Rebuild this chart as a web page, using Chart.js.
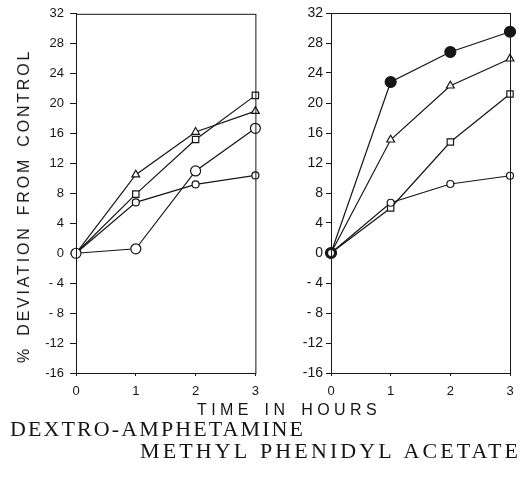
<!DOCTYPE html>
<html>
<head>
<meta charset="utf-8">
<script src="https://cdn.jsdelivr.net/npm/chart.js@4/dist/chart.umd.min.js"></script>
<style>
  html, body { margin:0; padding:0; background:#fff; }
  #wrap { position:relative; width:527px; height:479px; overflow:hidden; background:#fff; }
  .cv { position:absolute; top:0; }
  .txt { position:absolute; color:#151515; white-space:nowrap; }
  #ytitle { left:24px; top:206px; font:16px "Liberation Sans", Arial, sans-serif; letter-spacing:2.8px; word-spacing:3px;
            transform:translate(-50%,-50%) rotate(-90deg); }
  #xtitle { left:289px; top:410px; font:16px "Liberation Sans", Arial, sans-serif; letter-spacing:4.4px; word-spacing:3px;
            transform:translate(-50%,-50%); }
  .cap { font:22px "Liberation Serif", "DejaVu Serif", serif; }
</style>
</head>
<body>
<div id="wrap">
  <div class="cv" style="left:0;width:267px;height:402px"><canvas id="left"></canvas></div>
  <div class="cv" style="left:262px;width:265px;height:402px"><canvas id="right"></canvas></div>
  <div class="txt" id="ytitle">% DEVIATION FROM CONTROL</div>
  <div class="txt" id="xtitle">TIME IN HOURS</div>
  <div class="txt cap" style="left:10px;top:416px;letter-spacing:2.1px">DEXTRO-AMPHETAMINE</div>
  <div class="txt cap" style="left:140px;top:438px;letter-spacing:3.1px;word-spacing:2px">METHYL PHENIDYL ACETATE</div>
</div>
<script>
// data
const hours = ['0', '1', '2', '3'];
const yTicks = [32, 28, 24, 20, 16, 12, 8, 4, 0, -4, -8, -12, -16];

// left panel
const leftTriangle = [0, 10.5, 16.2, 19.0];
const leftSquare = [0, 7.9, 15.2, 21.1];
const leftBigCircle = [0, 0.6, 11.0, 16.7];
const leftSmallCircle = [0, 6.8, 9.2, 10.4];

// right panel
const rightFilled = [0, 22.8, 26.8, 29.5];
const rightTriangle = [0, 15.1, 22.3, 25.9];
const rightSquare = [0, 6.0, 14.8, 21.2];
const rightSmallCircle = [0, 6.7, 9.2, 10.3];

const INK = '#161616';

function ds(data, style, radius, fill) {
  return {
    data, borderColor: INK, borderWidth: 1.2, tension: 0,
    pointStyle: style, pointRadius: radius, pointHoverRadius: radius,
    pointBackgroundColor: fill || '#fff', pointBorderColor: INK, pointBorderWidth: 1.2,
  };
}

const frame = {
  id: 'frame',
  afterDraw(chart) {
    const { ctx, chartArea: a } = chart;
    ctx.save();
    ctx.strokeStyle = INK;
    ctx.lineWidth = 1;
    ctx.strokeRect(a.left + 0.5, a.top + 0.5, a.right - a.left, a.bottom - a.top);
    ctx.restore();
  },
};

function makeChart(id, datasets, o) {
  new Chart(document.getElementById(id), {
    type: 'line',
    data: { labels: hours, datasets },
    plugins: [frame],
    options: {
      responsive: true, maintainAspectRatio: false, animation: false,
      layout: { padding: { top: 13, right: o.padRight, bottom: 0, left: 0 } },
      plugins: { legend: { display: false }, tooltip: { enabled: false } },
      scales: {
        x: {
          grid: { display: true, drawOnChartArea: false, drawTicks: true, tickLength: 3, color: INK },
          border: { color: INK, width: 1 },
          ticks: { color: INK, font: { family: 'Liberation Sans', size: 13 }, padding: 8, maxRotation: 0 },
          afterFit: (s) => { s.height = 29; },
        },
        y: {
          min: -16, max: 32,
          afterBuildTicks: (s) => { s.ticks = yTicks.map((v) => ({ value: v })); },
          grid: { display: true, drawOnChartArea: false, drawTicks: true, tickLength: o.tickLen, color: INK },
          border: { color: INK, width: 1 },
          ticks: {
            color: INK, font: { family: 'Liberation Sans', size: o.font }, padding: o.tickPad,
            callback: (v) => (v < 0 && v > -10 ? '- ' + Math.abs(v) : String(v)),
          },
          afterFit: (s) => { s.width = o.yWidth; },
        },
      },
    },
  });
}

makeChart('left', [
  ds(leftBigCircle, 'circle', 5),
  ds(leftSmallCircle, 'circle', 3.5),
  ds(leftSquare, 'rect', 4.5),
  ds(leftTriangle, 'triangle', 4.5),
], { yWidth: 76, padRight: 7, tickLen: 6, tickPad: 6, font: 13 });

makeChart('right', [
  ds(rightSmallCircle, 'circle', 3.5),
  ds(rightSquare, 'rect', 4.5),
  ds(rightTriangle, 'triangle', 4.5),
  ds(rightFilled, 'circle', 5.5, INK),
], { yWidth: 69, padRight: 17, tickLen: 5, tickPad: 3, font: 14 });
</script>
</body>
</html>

***

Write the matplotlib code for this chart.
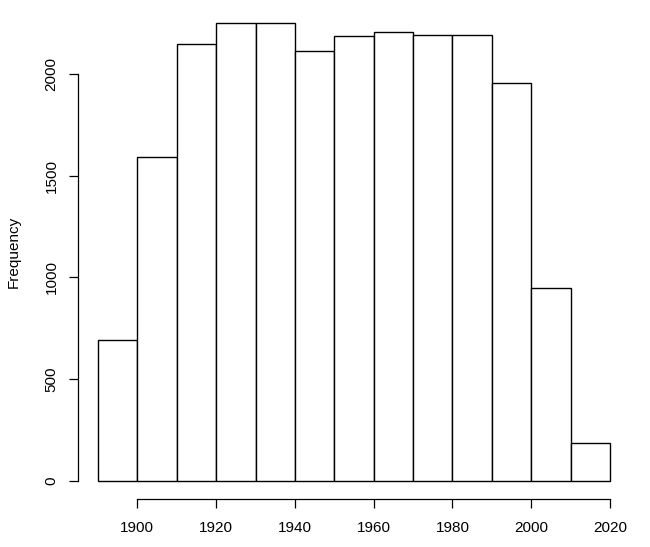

***

> **Goal of the exercise**
Pick out the lines above containing the word "this", then copy them.

> **Full answer**
Rebuild this chart as a web page, using Chart.js.
Write the matplotlib code for this chart.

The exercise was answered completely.